Wednesday, March 25, 2015

I Have Issues




"For God has not given us a spirit of fear, but one of power, love, and a sound mind." 
2 Timothy 1:7

Have you ever felt you were healed of an issue only to discover you still had more healing to do? This is the reality that has been staring me in the face lately. I was naive enough to believe I had dealt with the trust issues I had....and then I had to actually trust someone. It's easy to think we have dealt with our issues if we never are in situations that cause us to face our issues. I'm finding marriage causes me to face not just this issue, but all of my issues. Whether it's trust, abandonment, doubt, or any of my other issues, I'm beginning to understand all of them go back to one root.
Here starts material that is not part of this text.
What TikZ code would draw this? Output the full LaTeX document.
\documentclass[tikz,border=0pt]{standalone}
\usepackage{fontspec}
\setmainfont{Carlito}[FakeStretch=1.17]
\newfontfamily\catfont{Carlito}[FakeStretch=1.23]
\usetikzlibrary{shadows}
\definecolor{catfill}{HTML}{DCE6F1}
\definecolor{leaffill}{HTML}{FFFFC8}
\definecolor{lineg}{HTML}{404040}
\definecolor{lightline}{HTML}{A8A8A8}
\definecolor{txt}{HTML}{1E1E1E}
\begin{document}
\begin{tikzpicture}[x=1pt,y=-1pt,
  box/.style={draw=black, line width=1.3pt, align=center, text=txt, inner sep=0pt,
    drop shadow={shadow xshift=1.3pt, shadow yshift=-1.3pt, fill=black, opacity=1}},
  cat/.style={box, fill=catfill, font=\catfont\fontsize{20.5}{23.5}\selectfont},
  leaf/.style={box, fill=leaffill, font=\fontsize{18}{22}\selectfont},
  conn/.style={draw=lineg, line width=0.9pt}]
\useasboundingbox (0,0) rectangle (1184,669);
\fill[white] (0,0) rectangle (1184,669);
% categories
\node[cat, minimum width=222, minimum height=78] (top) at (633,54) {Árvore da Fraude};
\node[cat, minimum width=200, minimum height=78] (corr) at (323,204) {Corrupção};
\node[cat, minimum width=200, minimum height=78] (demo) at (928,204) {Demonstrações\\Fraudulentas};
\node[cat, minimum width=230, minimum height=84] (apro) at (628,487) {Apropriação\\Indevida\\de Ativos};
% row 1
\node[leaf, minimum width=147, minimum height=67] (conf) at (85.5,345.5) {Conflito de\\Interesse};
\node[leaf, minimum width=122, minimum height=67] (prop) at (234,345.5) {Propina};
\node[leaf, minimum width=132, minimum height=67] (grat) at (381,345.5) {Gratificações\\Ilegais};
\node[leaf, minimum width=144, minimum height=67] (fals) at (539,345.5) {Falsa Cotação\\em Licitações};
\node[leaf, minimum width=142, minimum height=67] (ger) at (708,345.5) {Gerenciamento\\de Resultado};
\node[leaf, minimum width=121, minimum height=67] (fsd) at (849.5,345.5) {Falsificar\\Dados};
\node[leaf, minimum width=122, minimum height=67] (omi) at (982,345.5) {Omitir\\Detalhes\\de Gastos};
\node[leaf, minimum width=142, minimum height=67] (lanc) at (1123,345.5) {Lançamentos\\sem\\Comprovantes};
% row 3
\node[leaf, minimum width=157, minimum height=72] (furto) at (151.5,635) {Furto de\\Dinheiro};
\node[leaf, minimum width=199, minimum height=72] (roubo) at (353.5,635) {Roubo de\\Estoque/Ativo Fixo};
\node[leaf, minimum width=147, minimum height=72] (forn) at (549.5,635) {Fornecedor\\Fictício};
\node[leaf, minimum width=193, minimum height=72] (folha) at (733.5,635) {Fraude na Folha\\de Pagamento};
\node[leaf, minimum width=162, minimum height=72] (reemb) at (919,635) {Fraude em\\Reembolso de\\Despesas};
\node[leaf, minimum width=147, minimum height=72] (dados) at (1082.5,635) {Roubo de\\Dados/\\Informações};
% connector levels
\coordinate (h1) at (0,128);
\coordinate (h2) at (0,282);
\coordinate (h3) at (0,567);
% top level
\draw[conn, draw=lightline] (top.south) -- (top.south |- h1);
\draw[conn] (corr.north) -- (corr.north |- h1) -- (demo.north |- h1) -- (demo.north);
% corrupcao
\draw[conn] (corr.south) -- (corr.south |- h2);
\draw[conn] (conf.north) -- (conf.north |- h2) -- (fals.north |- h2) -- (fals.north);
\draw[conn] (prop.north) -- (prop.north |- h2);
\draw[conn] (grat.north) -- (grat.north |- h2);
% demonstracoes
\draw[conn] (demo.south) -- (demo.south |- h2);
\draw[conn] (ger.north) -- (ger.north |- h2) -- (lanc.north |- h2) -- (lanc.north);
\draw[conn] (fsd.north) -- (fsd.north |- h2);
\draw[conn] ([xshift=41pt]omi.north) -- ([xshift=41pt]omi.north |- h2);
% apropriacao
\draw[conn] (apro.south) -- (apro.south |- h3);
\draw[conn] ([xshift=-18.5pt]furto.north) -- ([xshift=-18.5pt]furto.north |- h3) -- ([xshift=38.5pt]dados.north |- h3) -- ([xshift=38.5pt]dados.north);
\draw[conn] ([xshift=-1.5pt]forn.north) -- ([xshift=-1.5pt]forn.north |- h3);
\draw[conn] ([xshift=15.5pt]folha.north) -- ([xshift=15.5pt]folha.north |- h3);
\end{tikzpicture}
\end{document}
The root of them all is fear. And fear is never from God. 

"There is no fear in love; instead, perfect love drives out fear, because fear involves punishment. So the one who fears has not reached perfection in love. We love because He first loved us." 
1 John 4:18

I'm reminded daily that to love perfectly is to trust. I love God. And I trust Him. There are many times I don't understand why He does what He does, but I trust His ways are greater and wiser than mine. Having been single and on my own for most of my life, it's a process to transfer this kind of trust to another human. Because most of the people I chose to trust in the past let me down greatly. And that statement is something God just revealed to me as I typed. They were the people I CHOSE to trust. My choosing in the past was all made on my own. I didn't seek God's help in making decisions. Things are drastically different now! 
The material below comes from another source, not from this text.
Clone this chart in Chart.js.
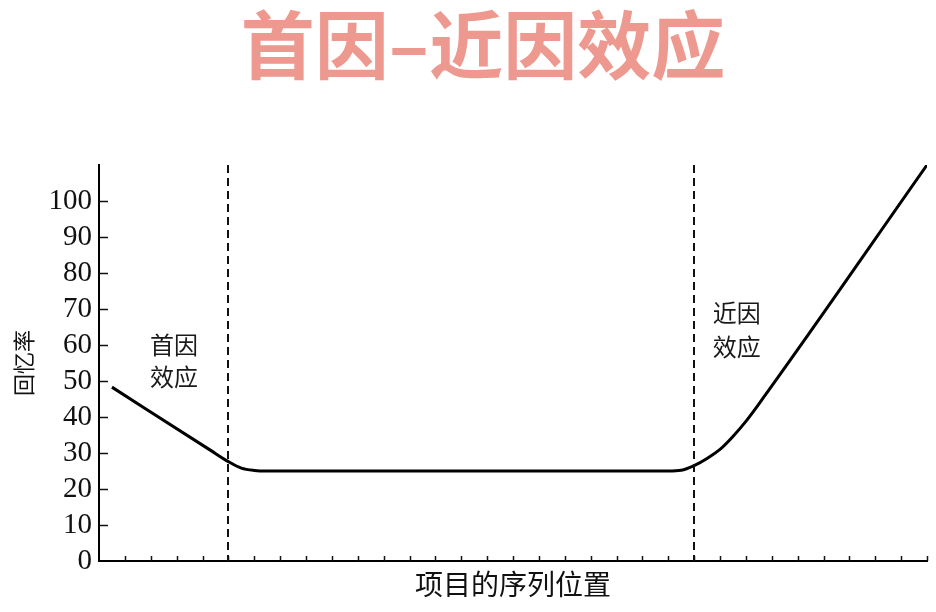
<!DOCTYPE html>
<html>
<head>
<meta charset="utf-8">
<script src="https://cdn.jsdelivr.net/npm/chart.js@4.4.1/dist/chart.umd.min.js"></script>
<style>
  body { margin: 0; background: #ffffff; }
  #wrap { width: 936px; height: 612px; position: relative; }
</style>
</head>
<body>
<div id="wrap"><canvas id="myChart"></canvas></div>
<script>
// ********* DATA *********
// serial position (x) and recall rate (y)
const positions = [0.5, 4.3, 5, 5.5, 6, 6.5, 10, 15, 20, 22, 22.5, 23, 23.5, 24, 24.5, 25, 25.5, 32];
const recallRate = [48.3, 30.8, 27.6, 25.8, 25.15, 25, 25, 25, 25, 25, 25.2, 26.5, 28.5, 31.0, 34.6, 38.8, 43.6, 110];

// y tick labels and x tick positions
const yTickValues = [0, 10, 20, 30, 40, 50, 60, 70, 80, 90, 100];
const xTickValues = [1, 2, 3, 4, 5, 6, 7, 8, 9, 10, 11, 12, 13, 14, 15, 16, 17, 18, 19, 20, 21, 22, 23, 24, 25, 26, 27, 28, 29, 30, 31, 32];

// dashed boundaries between the effects
const boundaries = [5, 23];

// region labels (two lines each) with their place in data units
const regionLabels = [
  { lines: ["首因", "效应"], x: 2.9, y: [60, 51.2] },
  { lines: ["近因", "效应"], x: 24.65, y: [69, 59.6] },
];

const chartTitle = "首因–近因效应";

// ********* PLUGIN *********
const decoPlugin = {
  id: "deco",
  afterDraw: (chart) => {
    const ctx = chart.ctx;
    const xs = chart.scales.x;
    const ys = chart.scales.y;
    const area = chart.chartArea;

    ctx.save();
    // inward tick marks
    ctx.strokeStyle = "#111";
    ctx.lineWidth = 1.5;
    ctx.beginPath();
    yTickValues.forEach((v) => {
      if (v == 0) return;
      const py = Math.round(ys.getPixelForValue(v)) + 0.5;
      ctx.moveTo(area.left, py);
      ctx.lineTo(area.left + 9, py);
    });
    xTickValues.forEach((v) => {
      const px = Math.round(xs.getPixelForValue(v)) + 0.5;
      ctx.moveTo(px, area.bottom);
      ctx.lineTo(px, area.bottom - 5);
    });
    ctx.stroke();

    // dashed boundaries
    ctx.lineWidth = 2;
    ctx.setLineDash([8, 5]);
    ctx.beginPath();
    boundaries.forEach((b) => {
      const px = Math.round(xs.getPixelForValue(b));
      ctx.moveTo(px, area.top);
      ctx.lineTo(px, area.bottom);
    });
    ctx.stroke();
    ctx.setLineDash([]);

    // region labels
    ctx.fillStyle = "#1a1a1a";
    ctx.font = '24px "Noto Sans CJK SC"';
    ctx.textAlign = "center";
    ctx.textBaseline = "middle";
    regionLabels.forEach((r) => {
      r.lines.forEach((t, i) => {
        ctx.fillText(t, xs.getPixelForValue(r.x), ys.getPixelForValue(r.y[i]));
      });
    });

    // big title
    ctx.fillStyle = "#ee998f";
    ctx.font = 'bold 74px "Noto Sans CJK SC"';
    ctx.fillText(chartTitle, 483, 45);
    ctx.restore();
  },
};

// ********* CHART *********
const ctx = document.getElementById("myChart");
new Chart(ctx, {
  type: "line",
  data: {
    datasets: [
      {
        data: positions.map((p, i) => ({ x: p, y: recallRate[i] })),
        borderColor: "#000000",
        borderWidth: 3,
        pointRadius: 0,
        fill: false,
        cubicInterpolationMode: "monotone",
      },
    ],
  },
  options: {
    responsive: true,
    maintainAspectRatio: false,
    animation: false,
    layout: { padding: { top: 165, right: 9, left: 0, bottom: 0 } },
    plugins: {
      legend: { display: false },
      tooltip: { enabled: false },
    },
    scales: {
      x: {
        type: "linear",
        min: 0,
        max: 32,
        grid: { display: false, drawTicks: false },
        border: { color: "#000", width: 2 },
        ticks: { display: false },
        afterFit: (scale) => {
          scale.height = 51;
        },
        title: {
          display: true,
          text: "项目的序列位置",
          color: "#111",
          font: { family: '"Noto Sans CJK SC"', size: 28 },
          padding: { top: 4, bottom: 11 },
        },
      },
      y: {
        min: 0,
        max: 110,
        grid: { display: false, drawTicks: false },
        border: { color: "#000", width: 2 },
        afterBuildTicks: (axis) => {
          axis.ticks = yTickValues.map((v) => ({ value: v }));
        },
        ticks: {
          color: "#111",
          padding: 7,
          font: { family: '"Liberation Serif"', size: 29 },
        },
        afterFit: (scale) => {
          scale.width = 99;
        },
        title: {
          display: true,
          text: "回忆率",
          color: "#111",
          font: { family: '"Noto Sans CJK SC"', size: 22 },
          padding: { top: 10, bottom: 0 },
        },
      },
    },
  },
  plugins: [decoPlugin],
});
</script>
</body>
</html>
I married my husband shortly after we met. I realized this past week we have been married for longer than we dated. Very little about our relationship has gone according to my plan. I was always afraid to let down my wall enough to allow anyone inside. Yet, when I met my husband, I knew it was time to choose to give him a chance. God gave me complete peace about moving forward with the decisions we made. And I have to ask him to remind me of this peace when my issues arise and cause me to feel anxious. 

An issue arose yesterday that caused me to overreact to something. Later in the day my husband said how thankful he was for me and how much he appreciated me. I made a comment about what happened earlier in the day. His response floored me. He said, "I know this is one of your issues. And I don't know how to fix it. I can't take away the hurt others caused you. But what I can do is love you even with these issues. Until death do we part. Because that is what I promised." He has no idea the impact his seemingly simple words had on me. 

Perfect, Christ-like love, casts out fear. I saw my husband look like Christ yesterday. Because God loved us, we can learn how to love. Because I trust God, I can trust His plan in choosing my husband. So as I'm learning to trust a human, I fall back on my trust of God. I know His plan for me is good and not to harm me. 

Is there an area in which you are experiencing fear? Are you having to confront your issues? I pray you call on the name of your Father when stress and anxiety begin to arise in your life. Don't let the enemy steal any more time from you because of fear.